There are a number of reasons that Cyprus is considered amongst the world’s top birdwatching regions. Firstly - and most importantly - its specific geographical location in the Mediterranean Sea means that it’s a stop off point for a lot of migratory birds moving between Africa, Europe and Euro-Asia. The wide range of habitats in Cyprus, ranging from wetlands and forest, to cliffs and sandy beaches, are also a part of the reason that the nation is so alive with birdlife, not to mention the pleasant subtropical climate.
Cyprus is abundant with different bird species’ throughout the year, but there are some particularly lively periods for keen birdwatchers to take advantage of. Spring is probably the best time of year, as there are a huge number of migratory birds on the island, many of which sport colourful breeding plumage. Catching sight of the wealth of beautiful flowers that spring up all over the countryside is another reason to visit Cyprus at this time of year.
Migrations are already well underway in February and March, with the largest number of birds occupying the island in April. At this time, Cyprus’ winter visitors will still be on the island, and those who visit for the summer months will be there in large numbers too. April is also a great time to see waders around the island’s coast, whose presence continues – and in some cases increases – into May.
The best time of the year to see raptors is the Cypriot autumn, with between early September and the end of October seeing birds like Honey Buzzards, Lesser Spotted Eagles and Red-Footed Falcons on the move. It’s at this time too, that you’re likely to see the Demoiselle Crane around the Akrotiri Salt Lake; birds which make the area their home overnight, then catch thermals in the mornings to continue their journey. A final mention goes to the winter months, when Stonechats and Black Redstart are common, whilst more speciality species’ can be discovered with a little know-how and patience.
There are close to 400 birds registered in Cyprus, so you can be sure that a visit at any time of year will ensure you see something that you’ve never had a chance to before. One of the most famous birds that you’re likely to see is the Greater Flamingo, thousands of which take up residence on the island’s salt lakes during the winter. A large number of raptors also inhabit the island, along with numerous warblers, flycatchers and gulls, as well as a wide range of waterfowl and many, many other species. Two birds which you’ll certainly only see in Cyprus are the endemic Cyprus Wheatear and the Cyprus Warbler, whilst the island’s endemic sub-species include the Scops Owl, Coal Tit, Jay and Short-toed Treecreeper.
Cyprus is home to a diverse range of habitats, each of which attracts different birdlife, as well as varying flora and fauna of all kinds. These distinct areas are dotted around the nation, and include – amongst others - open sea and coastline, seasonal wetlands, river estuaries and forests.
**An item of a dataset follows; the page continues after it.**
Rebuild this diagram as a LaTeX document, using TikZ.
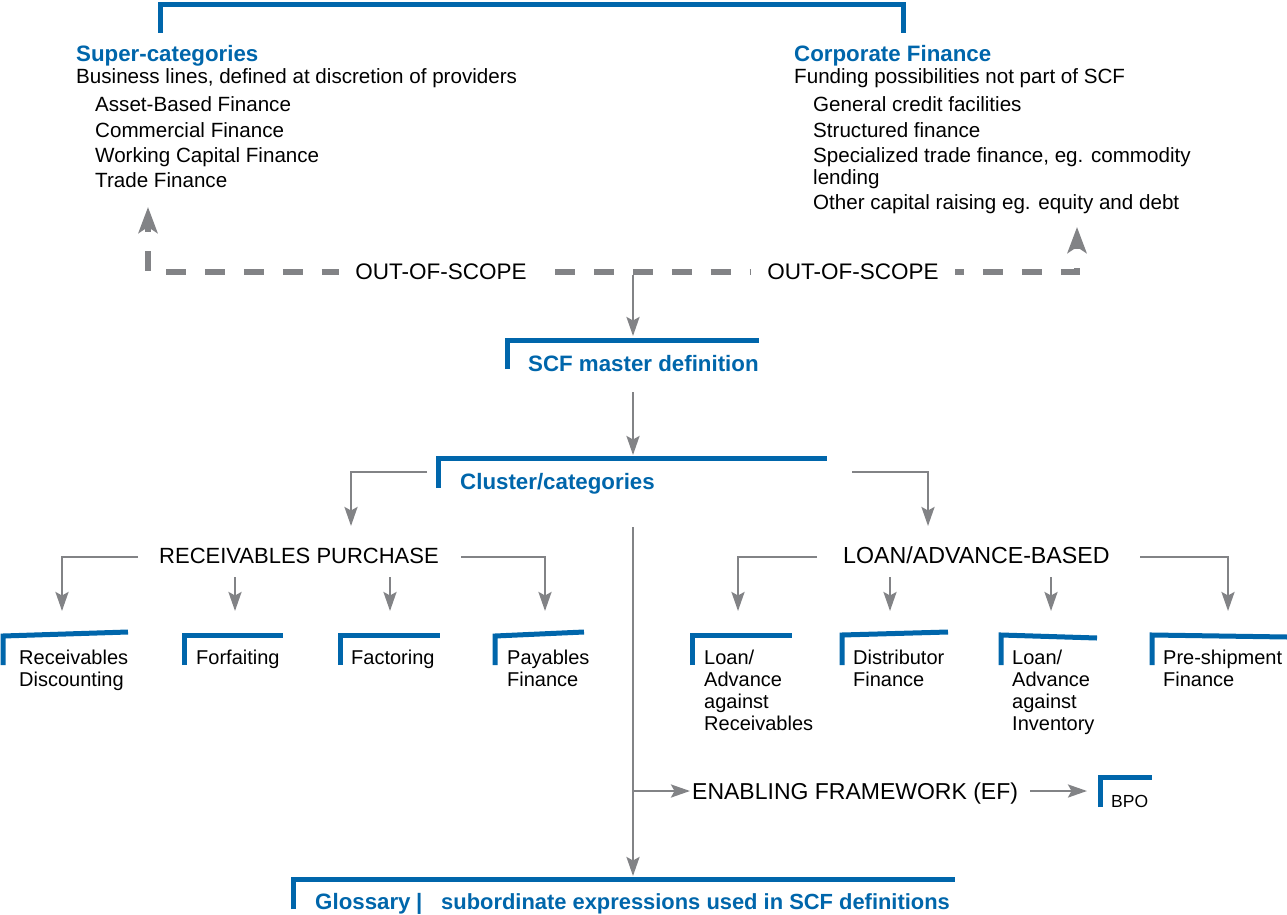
\documentclass[tikz,border=0pt]{standalone}
\usepackage{fontspec}
\setmainfont{Liberation Sans}
\usetikzlibrary{arrows.meta}
\definecolor{scfblue}{RGB}{0,102,171}
\definecolor{scfgray}{RGB}{130,131,134}
\begin{document}
\begin{tikzpicture}[x=1pt,y=-1pt,
  txt/.style={anchor=base west,inner sep=0pt,font=\fontsize{20}{24}\selectfont},
  lst/.style={anchor=base west,inner sep=0pt,font=\fontsize{20.6}{24}\selectfont},
  captxt/.style={anchor=base west,inner sep=0pt,font=\fontsize{22.5}{26}\selectfont},
  head/.style={anchor=base west,inner sep=0pt,text=scfblue,font=\fontsize{22.3}{26}\selectfont\bfseries},
  bbar/.style={draw=scfblue,line width=5pt,line join=miter,line cap=butt},
  garrow/.style={draw=scfgray,line width=2.5pt,-{Stealth[length=19pt,width=13pt,inset=3.5pt]}},
  dline/.style={draw=scfgray,line width=6pt,dash pattern=on 20pt off 18.9pt,dash phase=13pt,line join=miter,
     {Stealth[length=26pt,width=19pt,inset=6pt]}-{Stealth[length=26pt,width=19pt,inset=6pt]}},
  oos/.style={fill=white,inner xsep=16pt,inner ysep=4pt,font=\fontsize{22.5}{26}\selectfont}
]
\useasboundingbox (0,0) rectangle (1287,915);

% ---------- top bracket and super-categories ----------
\draw[bbar] (160,33) -- (160,4.5) -- (903,4.5) -- (903,33);

\node[head] (sc) at (76,62) {Super-categories};
\node[lst] (scd) at (76,84) {Business lines, defined at discretion of providers};
\node[lst] (sc1) at (95,112) {Asset-Based Finance};
\node[lst] (sc2) at (95,137) {Commercial Finance};
\node[lst] (sc3) at (95,162) {Working Capital Finance};
\node[lst] (sc4) at (95,187) {Trade Finance};

\node[head] (cf) at (794,62) {Corporate Finance};
\node[lst] (cfd) at (794,84) {Funding possibilities not part of SCF};
\node[lst] (cf1) at (813,112) {General credit facilities};
\node[lst] (cf2) at (813,137) {Structured finance};
\node[lst] (cf3) at (813,162) {Specialized trade finance, eg. commodity};
\node[lst] (cf3b) at (813,184) {lending};
\node[lst] (cf4) at (813,209) {Other capital raising eg. equity and debt};

% ---------- out-of-scope dashed line ----------
\coordinate (ltip) at (148,207);
\coordinate (lcorner) at (148,272);
\coordinate (rcorner) at (1077,272);
\coordinate (rtip) at (1077,227);
\draw[dline] (ltip) -- (lcorner) -- (rcorner) -- (rtip);
\node[oos] (oos1) at (441,272) {OUT-OF-SCOPE};
\node[oos] (oos2) at (853,272) {OUT-OF-SCOPE};

% ---------- SCF master definition ----------
\coordinate (m1) at (633,275);
\coordinate (m2) at (633,336);
\draw[garrow] (m1) -- (m2);
\draw[bbar] (507,369) -- (507,340) -- (759,340);
\node[head] (master) at (528,371) {SCF master definition};

\coordinate (m3) at (633,392);
\coordinate (m4) at (633,455);
\draw[garrow] (m3) -- (m4);

% ---------- cluster/categories ----------
\draw[bbar] (438,488) -- (438,458.5) -- (827,458.5);
\node[head] (cluster) at (460,489) {Cluster/categories};

\coordinate (cl1) at (427,472);
\coordinate (cl2) at (351,526);
\draw[garrow] (cl1) -| (cl2);
\coordinate (cr1) at (852,472);
\coordinate (cr2) at (928,526);
\draw[garrow] (cr1) -| (cr2);

% ---------- receivables purchase ----------
\node[captxt,font=\fontsize{22}{26}\selectfont] (rp) at (159,563) {RECEIVABLES PURCHASE};
\coordinate (rpl1) at (138,557);
\coordinate (rpl2) at (62,611);
\draw[garrow] (rpl1) -| (rpl2);
\coordinate (rpr1) at (461,557);
\coordinate (rpr2) at (545,611);
\draw[garrow] (rpr1) -| (rpr2);
\coordinate (rpa1) at (235,577);
\coordinate (rpa2) at (235,611);
\draw[garrow] (rpa1) -- (rpa2);
\coordinate (rpb1) at (390,577);
\coordinate (rpb2) at (390,611);
\draw[garrow] (rpb1) -- (rpb2);

\draw[bbar] (3,665) -- (3,636) -- (128,632);
\node[txt] (rd1) at (19,664) {Receivables};
\node[txt] (rd2) at (19,686) {Discounting};
\draw[bbar] (184,665) -- (184,635) -- (283,635);
\node[txt] (forf) at (196,664) {Forfaiting};
\draw[bbar] (340,665) -- (340,635) -- (440,635);
\node[txt] (fact) at (351,664) {Factoring};
\draw[bbar] (495,665) -- (495,636) -- (584,632);
\node[txt] (pf1) at (507,664) {Payables};
\node[txt] (pf2) at (507,686) {Finance};

% ---------- loan/advance-based ----------
\node[captxt,font=\fontsize{23.2}{26}\selectfont] (lab) at (843,563) {LOAN/ADVANCE-BASED};
\coordinate (lal1) at (817,557);
\coordinate (lal2) at (738,611);
\draw[garrow] (lal1) -| (lal2);
\coordinate (lar1) at (1140,557);
\coordinate (lar2) at (1228,611);
\draw[garrow] (lar1) -| (lar2);
\coordinate (laa1) at (890,577);
\coordinate (laa2) at (890,611);
\draw[garrow] (laa1) -- (laa2);
\coordinate (lab1) at (1051,577);
\coordinate (lab2) at (1051,611);
\draw[garrow] (lab1) -- (lab2);

\draw[bbar] (692,665) -- (692,635) -- (792,635);
\node[txt] (lr1) at (704,664) {Loan/};
\node[txt] (lr2) at (704,686) {Advance};
\node[txt] (lr3) at (704,708) {against};
\node[txt] (lr4) at (704,730) {Receivables};
\draw[bbar] (842,665) -- (842,635) -- (948,632);
\node[txt] (df1) at (853,664) {Distributor};
\node[txt] (df2) at (853,686) {Finance};
\draw[bbar] (1001,665) -- (1001,635) -- (1097,638);
\node[txt] (li1) at (1012,664) {Loan/};
\node[txt] (li2) at (1012,686) {Advance};
\node[txt] (li3) at (1012,708) {against};
\node[txt] (li4) at (1012,730) {Inventory};
\draw[bbar] (1152,665) -- (1152,635) -- (1287,637);
\node[txt] (ps1) at (1163,664) {Pre-shipment};
\node[txt] (ps2) at (1163,686) {Finance};

% ---------- central spine, enabling framework, glossary ----------
\coordinate (sp1) at (633,527);
\coordinate (sp2) at (633,876);
\draw[garrow] (sp1) -- (sp2);
\coordinate (ef0) at (633,791);
\coordinate (ef1) at (690,791);
\draw[garrow] (ef0) -- (ef1);
\node[captxt,font=\fontsize{23}{26}\selectfont] (ef) at (692,799) {ENABLING FRAMEWORK (EF)};
\coordinate (bp0) at (1030,791);
\coordinate (bp1) at (1087,791);
\draw[garrow] (bp0) -- (bp1);
\draw[bbar] (1100,807) -- (1100,777) -- (1152,777);
\node[anchor=base west,inner sep=0pt,font=\fontsize{17.5}{20}\selectfont] (bpo) at (1111,807) {BPO};

\draw[bbar] (293,909) -- (293,879.5) -- (955,879.5);
\node[head] (glo1) at (315,909) {Glossary};
\node[head] (glo2) at (416,909) {|};
\node[head,font=\fontsize{21.9}{26}\selectfont\bfseries] (glo3) at (441,909) {subordinate expressions used in SCF definitions};
\end{tikzpicture}
\end{document}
Paralimni Lake - one of Cyprus’ seasonal salt lakes - is an excellent place for birdwatching, with a number of species breeding here, as well as others hunting whilst passing through in their migrations. Flamingos and Herons are common around the lake’s edges, as well as Kestrels and a number of tern species. Rarer visitors include Caspian and Kentish Plovers, as well as White-tailed and Spur-winged Lapwing. The Salt lakes of Larnaca and Limassol are also excellent spots for birdwatching, and another location you’re likely to see Flamingos, along with various raptors and waders.
The beautiful headland area of Cape Greco in the south-eastern area of Cyprus is yet another top birding spot, especially during migration periods. Raptors like Honey Buzzards and Black Kites are common, with Herons frequenting the coast and a number of birds passing through the low vegetation in the area.
If you’re visiting the beautiful city of Paphos, don’t miss the city’s headland; one of Cyprus’ most popular spots for birdwatching. Set around an archaeological site, the headland’s grassy and wooded areas attract Warblers, Buntings, Pipits, Wagtails and Shrikes during Spring and Autumn, as well as a large number of rarer species. During winter, waders such as the Greater Sand Plover visit the area.
The stunning Troodos Mountains, an area famed for hiking and scenery, promise a huge amount in terms of wildlife spotting. Coal Tits, Jays and Scops Owls feature, as do Red Crossbills and Pallid Swifts. On the west side of this range sits Paphos Forest, which is wonderful for spotting Bonelli’s Eagles and Goshawks.
Other notable spots for birdwatching, as well as what you’re likely to see there, can be found on a leaflet produced by Birdlife Cyprus, a Cypriot non-governmental organisation working to conserve Cyprus’ wild birds and their natural habitats.
Choosing to spend a day or two birdwatching is a great way to enrich your holiday experience, and you’ll find the added bonus in Cyprus that many of the best sites are easily accessible from popular holiday areas. Whether you’re a veteran birdwatcher looking out for rare species, a photographer looking for a great shot, or just someone looking to catch a glimpse of something new in a beautiful natural setting, Cyprus really is an excellent location for birdwatching.